Government plans aid package to ease humanitarian crisis
Minister of State Tom Kitt is due to meet with Irish aid agencies who will outline the scale of the crisis in the country and suggest how Ireland should respond.
UN secretary general Kofi Annan yesterday warned that civilians inside the besieged city of Basra could face a humanitarian disaster as a result of cuts to its water and power supplies: “I’ve heard a report from the Red Cross that the people in Basra may be facing a humanitarian disaster in that they have no water and they have no electricity and I think a city that size cannot afford to go without electricity or water for long,” Mr Annan said.
The Government is expected to source money for its aid package from a 35m emergency fund, which it has previously used for humanitarian crises in Ethiopia and Afghanistan.

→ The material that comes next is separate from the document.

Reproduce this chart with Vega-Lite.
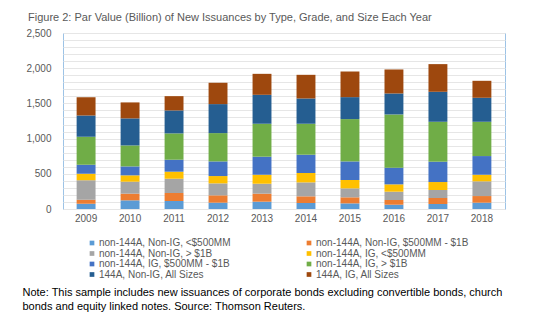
{
  "$schema": "https://vega.github.io/schema/vega-lite/v6.json",
  "width": 442,
  "height": 176,
  "autosize": {"type": "none"},
  "padding": {"left": 63, "top": 33, "right": 36, "bottom": 115},
  "background": "white",
  "config": {
    "font": "Liberation Sans",
    "view": {"stroke": "#9DC3E6", "strokeWidth": 1}
  },
  "title": {
    "text": "Figure 2: Par Value (Billion) of New Issuances by Type, Grade, and Size Each Year",
    "anchor": "start",
    "dx": 6,
    "offset": 5,
    "fontSize": 11,
    "fontWeight": "normal",
    "color": "#595959"
  },
  "data": {
    "values": [
      {"year": "2009", "series": "non-144A, Non-IG, <$500MM", "value": 76},
      {"year": "2009", "series": "non-144A, Non-IG, $500MM - $1B", "value": 56},
      {"year": "2009", "series": "non-144A, Non-IG, > $1B", "value": 275},
      {"year": "2009", "series": "non-144A, IG, <$500MM", "value": 94},
      {"year": "2009", "series": "non-144A, IG, $500MM - $1B", "value": 128},
      {"year": "2009", "series": "non-144A, IG, > $1B", "value": 397},
      {"year": "2009", "series": "144A, Non-IG, All Sizes", "value": 303},
      {"year": "2009", "series": "144A, IG, All Sizes", "value": 260},
      {"year": "2010", "series": "non-144A, Non-IG, <$500MM", "value": 123},
      {"year": "2010", "series": "non-144A, Non-IG, $500MM - $1B", "value": 95},
      {"year": "2010", "series": "non-144A, Non-IG, > $1B", "value": 170},
      {"year": "2010", "series": "non-144A, IG, <$500MM", "value": 90},
      {"year": "2010", "series": "non-144A, IG, $500MM - $1B", "value": 127},
      {"year": "2010", "series": "non-144A, IG, > $1B", "value": 298},
      {"year": "2010", "series": "144A, Non-IG, All Sizes", "value": 384},
      {"year": "2010", "series": "144A, IG, All Sizes", "value": 227},
      {"year": "2011", "series": "non-144A, Non-IG, <$500MM", "value": 114},
      {"year": "2011", "series": "non-144A, Non-IG, $500MM - $1B", "value": 113},
      {"year": "2011", "series": "non-144A, Non-IG, > $1B", "value": 203},
      {"year": "2011", "series": "non-144A, IG, <$500MM", "value": 100},
      {"year": "2011", "series": "non-144A, IG, $500MM - $1B", "value": 170},
      {"year": "2011", "series": "non-144A, IG, > $1B", "value": 374},
      {"year": "2011", "series": "144A, Non-IG, All Sizes", "value": 326},
      {"year": "2011", "series": "144A, IG, All Sizes", "value": 203},
      {"year": "2012", "series": "non-144A, Non-IG, <$500MM", "value": 90},
      {"year": "2012", "series": "non-144A, Non-IG, $500MM - $1B", "value": 104},
      {"year": "2012", "series": "non-144A, Non-IG, > $1B", "value": 170},
      {"year": "2012", "series": "non-144A, IG, <$500MM", "value": 104},
      {"year": "2012", "series": "non-144A, IG, $500MM - $1B", "value": 208},
      {"year": "2012", "series": "non-144A, IG, > $1B", "value": 402},
      {"year": "2012", "series": "144A, Non-IG, All Sizes", "value": 412},
      {"year": "2012", "series": "144A, IG, All Sizes", "value": 303},
      {"year": "2013", "series": "non-144A, Non-IG, <$500MM", "value": 104},
      {"year": "2013", "series": "non-144A, Non-IG, $500MM - $1B", "value": 114},
      {"year": "2013", "series": "non-144A, Non-IG, > $1B", "value": 141},
      {"year": "2013", "series": "non-144A, IG, <$500MM", "value": 128},
      {"year": "2013", "series": "non-144A, IG, $500MM - $1B", "value": 256},
      {"year": "2013", "series": "non-144A, IG, > $1B", "value": 468},
      {"year": "2013", "series": "144A, Non-IG, All Sizes", "value": 411},
      {"year": "2013", "series": "144A, IG, All Sizes", "value": 298},
      {"year": "2014", "series": "non-144A, Non-IG, <$500MM", "value": 85},
      {"year": "2014", "series": "non-144A, Non-IG, $500MM - $1B", "value": 95},
      {"year": "2014", "series": "non-144A, Non-IG, > $1B", "value": 198},
      {"year": "2014", "series": "non-144A, IG, <$500MM", "value": 133},
      {"year": "2014", "series": "non-144A, IG, $500MM - $1B", "value": 260},
      {"year": "2014", "series": "non-144A, IG, > $1B", "value": 440},
      {"year": "2014", "series": "144A, Non-IG, All Sizes", "value": 359},
      {"year": "2014", "series": "144A, IG, All Sizes", "value": 336},
      {"year": "2015", "series": "non-144A, Non-IG, <$500MM", "value": 80},
      {"year": "2015", "series": "non-144A, Non-IG, $500MM - $1B", "value": 86},
      {"year": "2015", "series": "non-144A, Non-IG, > $1B", "value": 127},
      {"year": "2015", "series": "non-144A, IG, <$500MM", "value": 119},
      {"year": "2015", "series": "non-144A, IG, $500MM - $1B", "value": 264},
      {"year": "2015", "series": "non-144A, IG, > $1B", "value": 601},
      {"year": "2015", "series": "144A, Non-IG, All Sizes", "value": 312},
      {"year": "2015", "series": "144A, IG, All Sizes", "value": 364},
      {"year": "2016", "series": "non-144A, Non-IG, <$500MM", "value": 61},
      {"year": "2016", "series": "non-144A, Non-IG, $500MM - $1B", "value": 67},
      {"year": "2016", "series": "non-144A, Non-IG, > $1B", "value": 118},
      {"year": "2016", "series": "non-144A, IG, <$500MM", "value": 104},
      {"year": "2016", "series": "non-144A, IG, $500MM - $1B", "value": 237},
      {"year": "2016", "series": "non-144A, IG, > $1B", "value": 756},
      {"year": "2016", "series": "144A, Non-IG, All Sizes", "value": 298},
      {"year": "2016", "series": "144A, IG, All Sizes", "value": 341},
      {"year": "2017", "series": "non-144A, Non-IG, <$500MM", "value": 71},
      {"year": "2017", "series": "non-144A, Non-IG, $500MM - $1B", "value": 85},
      {"year": "2017", "series": "non-144A, Non-IG, > $1B", "value": 114},
      {"year": "2017", "series": "non-144A, IG, <$500MM", "value": 113},
      {"year": "2017", "series": "non-144A, IG, $500MM - $1B", "value": 289},
      {"year": "2017", "series": "non-144A, IG, > $1B", "value": 567},
      {"year": "2017", "series": "144A, Non-IG, All Sizes", "value": 426},
      {"year": "2017", "series": "144A, IG, All Sizes", "value": 393},
      {"year": "2018", "series": "non-144A, Non-IG, <$500MM", "value": 90},
      {"year": "2018", "series": "non-144A, Non-IG, $500MM - $1B", "value": 94},
      {"year": "2018", "series": "non-144A, Non-IG, > $1B", "value": 209},
      {"year": "2018", "series": "non-144A, IG, <$500MM", "value": 94},
      {"year": "2018", "series": "non-144A, IG, $500MM - $1B", "value": 265},
      {"year": "2018", "series": "non-144A, IG, > $1B", "value": 487},
      {"year": "2018", "series": "144A, Non-IG, All Sizes", "value": 341},
      {"year": "2018", "series": "144A, IG, All Sizes", "value": 241}
    ]
  },
  "transform": [
    {"calculate": "indexof(['non-144A, Non-IG, <$500MM', 'non-144A, Non-IG, $500MM - $1B', 'non-144A, Non-IG, > $1B', 'non-144A, IG, <$500MM', 'non-144A, IG, $500MM - $1B', 'non-144A, IG, > $1B', '144A, Non-IG, All Sizes', '144A, IG, All Sizes'], datum.series)", "as": "k"}
  ],
  "mark": {"type": "bar"},
  "encoding": {
    "x": {
      "field": "year",
      "type": "ordinal",
      "scale": {"paddingInner": 0.57, "paddingOuter": 0.31},
      "axis": {
        "labelAngle": 0,
        "labelFontSize": 10,
        "labelColor": "#595959",
        "labelPadding": 4,
        "domain": false,
        "ticks": false,
        "title": ["Note: This sample includes new issuances of corporate bonds excluding convertible bonds, church", "bonds and equity linked notes. Source: Thomson Reuters."],
        "titleFontSize": 11,
        "titleFontWeight": "normal",
        "titleColor": "#000000",
        "titleAlign": "left",
        "titleAnchor": "start",
        "titleBaseline": "top",
        "titleLineHeight": 14,
        "titleX": -41,
        "titleY": 77
      }
    },
    "y": {
      "field": "value",
      "type": "quantitative",
      "stack": "zero",
      "scale": {"domain": [0, 2500], "nice": false},
      "axis": {
        "title": null,
        "values": [0,100,200,300,400,500,600,700,800,900,1000,1100,1200,1300,1400,1500,1600,1700,1800,1900,2000,2100,2200,2300,2400,2500],
        "labelExpr": "datum.value % 500 == 0 ? format(datum.value, ',') : ''",
        "labelFontSize": 10,
        "labelColor": "#595959",
        "labelPadding": 12,
        "domain": false,
        "ticks": false,
        "gridColor": "#E6E6E6",
        "gridWidth": 1
      }
    },
    "order": {"field": "k", "type": "quantitative", "sort": "ascending"},
    "color": {
      "field": "series",
      "type": "nominal",
      "sort": ["non-144A, Non-IG, <$500MM", "non-144A, Non-IG, $500MM - $1B", "non-144A, Non-IG, > $1B", "non-144A, IG, <$500MM", "non-144A, IG, $500MM - $1B", "non-144A, IG, > $1B", "144A, Non-IG, All Sizes", "144A, IG, All Sizes"],
      "scale": {
        "domain": ["non-144A, Non-IG, <$500MM", "non-144A, Non-IG, $500MM - $1B", "non-144A, Non-IG, > $1B", "non-144A, IG, <$500MM", "non-144A, IG, $500MM - $1B", "non-144A, IG, > $1B", "144A, Non-IG, All Sizes", "144A, IG, All Sizes"],
        "range": ["#5B9BD5", "#ED7D31", "#A5A5A5", "#FFC000", "#4472C4", "#70AD47", "#255E91", "#9E480E"]
      },
      "legend": {
        "title": null,
        "orient": "none",
        "direction": "horizontal",
        "legendX": 24,
        "legendY": 205,
        "columns": 2,
        "columnPadding": 73,
        "rowPadding": 0.5,
        "symbolType": "square",
        "symbolSize": 22,
        "symbolStrokeWidth": 0,
        "symbolOffset": 0,
        "labelOffset": 2,
        "labelFontSize": 10,
        "labelColor": "#595959",
        "labelLimit": 250
      }
    }
  }
}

It emerged yesterday that it could be days rather than hours before humanitarian aid is unloaded in Iraq’s only deep water port of Umm Qasr.
The commander of the Royal Marines in Iraq, Brigadier Jim Dutton, said the thousands of tonnes of aid, crucial to the coalition battle plan to win the “hearts and minds” of the local populations as forces pass through their towns and cities, were being delayed by local resistance and mines.
The aid is also vital to relieving the humanitarian crisis that aid agencies have warned of in the southern town of Basra, Iraq’s second largest city, which is surrounded and under siege by coalition forces but without water or electricity supplies.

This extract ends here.